Review: THE FUTURE at Battersea Arts Centre

This fun, irreverent, and brilliantly choreographed cosmic rock concert shines a comic light on the nature of AI and human consciousness.

Shamira Turner, Eugénie Pastor, Cominic Conway, and Clare Beresford in The FutureShamira Turner, Eugénie Pastor, Cominic Conway, and Clare Beresford in The Future at the Battersea Arts Centre

The Future begins with Nick Bostrom (Shamira Turner) centre stage on a small green turf surrounded by instruments and dangling LEDs. We are in the future, he tells us, and we begin our journey to investigate the creation of the first AI. He is a scientist, and so are three his colleagues who emerge on stage in turn. He brings out a small, poorly constructed box with its own green turf and announces that this is the supreme intelligence, the singularity, the first AI. Never fear, there is an air gap between it and the internet, so it can do us no harm. The ridiculousness of the cardboard and cheap LEDs perfectly completing the cheap, tatty future – the purported apex of human civilisation.

Never fear: this is not amateurism, but a skilled set design by the company and lighting design by Fraser Craig, so skilled that every flashing light poorly mimicking circuit boards, every blade of dead astro-turf serves to make us at home in this facile, analgesic laboratory. Skilled musicianship advances the story… er, rather the lecture, ably played by the cast and many effects wonderfully echo the scientists’ actions. Special mention to Clare Beresford rockin’ it out on drums. The musicianship contrasting with the set lifts the performance out of the laboratory, almost to a rock concert.

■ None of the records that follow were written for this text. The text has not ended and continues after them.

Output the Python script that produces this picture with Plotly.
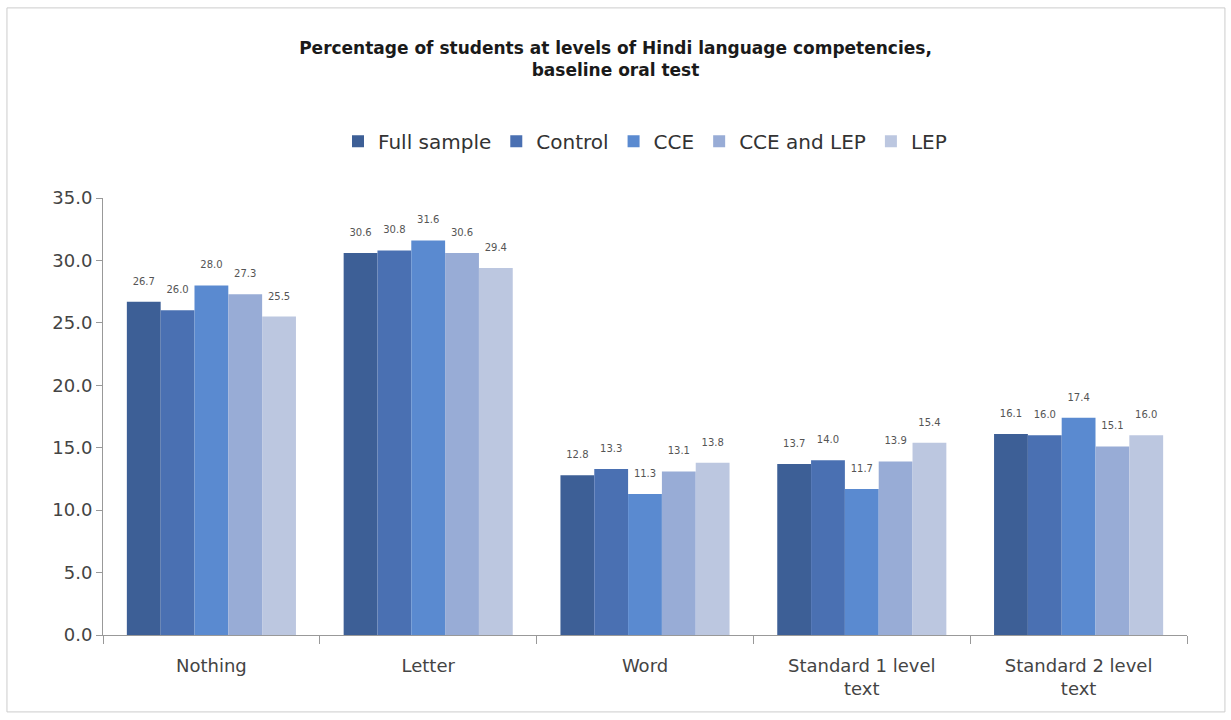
import plotly.graph_objects as go

categories = ["Nothing", "Letter", "Word", "Standard 1 level<br>text", "Standard 2 level<br>text"]
series_names = ["Full sample", "Control", "CCE", "CCE and LEP", "LEP"]
full_sample = [26.7, 30.6, 12.8, 13.7, 16.1]
control = [26.0, 30.8, 13.3, 14.0, 16.0]
cce = [28.0, 31.6, 11.3, 11.7, 17.4]
cce_lep = [27.3, 30.6, 13.1, 13.9, 15.1]
lep = [25.5, 29.4, 13.8, 15.4, 16.0]
y_ticks = [0, 5, 10, 15, 20, 25, 30, 35]

colors = ["#3d5f96", "#4a70b2", "#5a8ad0", "#98acd6", "#bcc7e0"]
values = [full_sample, control, cce, cce_lep, lep]

fig = go.Figure()
for name, vals, col in zip(series_names, values, colors):
    fig.add_trace(go.Bar(
        x=categories, y=vals, name=name,
        marker=dict(color=col, line=dict(width=0)),
        text=[f"{v:.1f}<br><span style='font-size:5px'> </span>" for v in vals],
        textposition="outside",
        textfont=dict(size=10, color="#555555", family="DejaVu Sans"),
        cliponaxis=False,
    ))

fig.update_layout(
    width=1231, height=720,
    paper_bgcolor="white", plot_bgcolor="white",
    margin=dict(l=103, r=44, t=198, b=85),
    barmode="group", bargap=0.22, bargroupgap=0,
    title=dict(
        text="<b>Percentage of students at levels of Hindi language competencies,<br>baseline oral test</b>",
        x=0.5, xanchor="center", y=0.925, yanchor="top",
        font=dict(family="DejaVu Sans", size=17, color="#1a1a1a"),
    ),
    legend=dict(
        orientation="h", x=0.5, xanchor="center", y=1.13, yanchor="middle",
        font=dict(family="DejaVu Sans", size=20, color="#333333"),
        itemwidth=30, traceorder="normal",
    ),
    font=dict(family="DejaVu Sans", color="#444444"),
    showlegend=True,
)
fig.update_yaxes(
    range=[0, 35], tickvals=y_ticks, ticktext=[f"{v:.1f}" for v in y_ticks],
    showgrid=False, showline=True, linecolor="#999999", linewidth=1,
    ticks="outside", ticklen=6, tickcolor="#999999",
    tickfont=dict(size=18, color="#444444"), zeroline=False,
)
fig.update_xaxes(
    showgrid=False, showline=True, linecolor="#999999", linewidth=1,
    ticks="outside", tickson="boundaries", ticklen=8, tickcolor="#999999",
    tickfont=dict(size=18, color="#444444"), ticklabelstandoff=14,
)
fig.add_shape(type="rect", xref="paper", yref="paper",
              x0=-0.0886, x1=1.035, y0=-0.176, y1=1.435,
              line=dict(color="#cccccc", width=1), fillcolor="rgba(0,0,0,0)", layer="below")

fig.write_html("out.html")
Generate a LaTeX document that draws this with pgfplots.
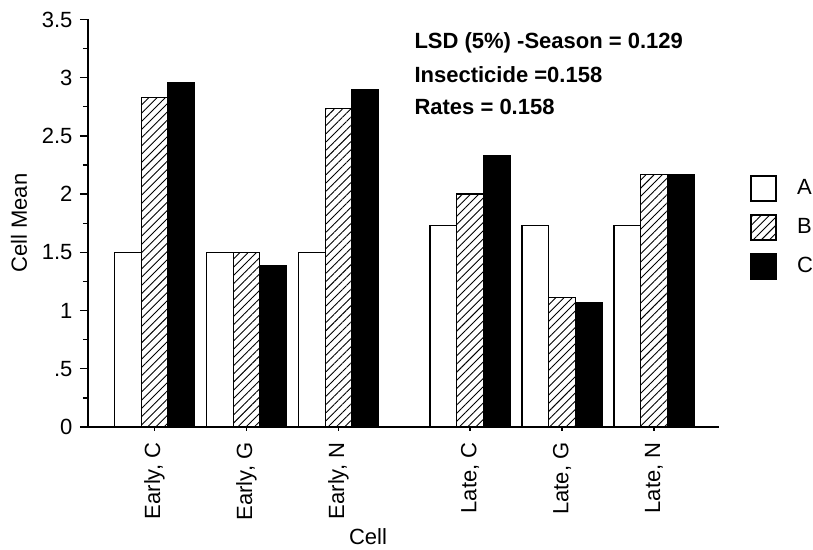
\documentclass[border=0pt]{standalone}
\usepackage{pgfplots}
\pgfplotsset{compat=1.18}
\usepackage{fontspec}
\setmainfont{Liberation Sans}
\usetikzlibrary{patterns.meta,calc}
\newcommand\lf{\fontsize{22}{26}\selectfont}
\begin{document}
\lf
\begin{tikzpicture}
\begin{axis}[
  name=ax,
  scale only axis,
  width=631pt, height=407.5pt,
  xmin=-0.723, xmax=6.136,
  ymin=0, ymax=3.5,
  axis x line=bottom, axis y line=left,
  axis line style={-, line width=1.8pt},
  ybar=0pt, bar width=0.29,
  xtick={0,1,2,3.43,4.43,5.43},
  xticklabels={{Early, C},{Early, G},{Early, N},{Late, C},{Late, G},{Late, N}},
  xticklabel style={rotate=90, anchor=east, font=\lf},
  ytick={0,0.5,1,1.5,2,2.5,3,3.5},
  yticklabels={0,.5,1,1.5,2,2.5,3,3.5},
  yticklabel style={font=\lf},
  minor y tick num=1,
  tick align=outside,
  major tick length=8pt, minor tick length=5pt,
  x tick style={/pgfplots/major tick length=4pt},
  tick style={line width=1.3pt, black},
  /pgf/number format/assume math mode=true,
  ylabel={Cell Mean},
  ylabel style={font=\lf},
  legend style={at={(rel axis cs:1.0491,0.6184)}, anchor=north west, draw=none, fill=none,
    inner sep=0pt, row sep=12pt, column sep=20pt,
    font=\lf,
    nodes={inner sep=0pt, anchor=west}},
  legend cell align=left,
  legend image code/.code={\draw[#1, line width=2pt] (0pt,-12.5pt) rectangle (25pt,12.5pt);},
  clip=false,
]
\addplot[draw=black, line width=1.3pt, fill=white] coordinates {
  (0,1.5) (1,1.5) (2,1.5) (3.43,1.733) (4.43,1.733) (5.43,1.733)};
\addplot[draw=black, line width=1.3pt, pattern={Lines[angle=45, distance=5.8pt, line width=0.9pt]}, pattern color=black] coordinates {
  (0,2.833) (1,1.5) (2,2.733) (3.43,2.0) (4.43,1.111) (5.43,2.167)};
\addplot[draw=black, line width=1.3pt, fill=black] coordinates {
  (0,2.958) (1,1.389) (2,2.9) (3.43,2.333) (4.43,1.067) (5.43,2.167)};
\legend{A,B,C}
\end{axis}
\node[font=\lf] at ($(ax.south west)+(280pt,-110pt)$) {Cell};
\node[anchor=west, font=\bfseries\lf] at ($(ax.south west)+(319pt,384pt)$) {LSD (5\%) -Season = 0.129};
\node[anchor=west, font=\bfseries\lf] at ($(ax.south west)+(319pt,352pt)$) {Insecticide =0.158};
\node[anchor=west, font=\bfseries\lf] at ($(ax.south west)+(319pt,320pt)$) {Rates = 0.158};
\pgfresetboundingbox
\path ($(ax.south west)+(-88pt,-123pt)$) rectangle ($(ax.north east)+(94pt,19.5pt)$);
\end{tikzpicture}
\end{document}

Do we learn anything new? Well, no. AI could solve all the world’s problems, or it could end civilisation as we know it. We know this. But the company are talented musicians and so committed to this exploration, so determined to fully investigate this question with us – their audience at some futuristic lecture hall – that we go along for the ride, engaged in charismatic, outlandish caricatures of four real-life scientists. Their reality is an added little piece of truth that makes the experience all the more fun, though I wish this had been clear from the beginning so it didn’t need to be announced at the end.

The cross-casting is never distracting, and refreshing to see 75% of a cast as female, and all capable of playing traditionally “manly” instruments with as much exquisite skill as they have in both acting and singing.

It’s about damned time they are given the platform they deserve.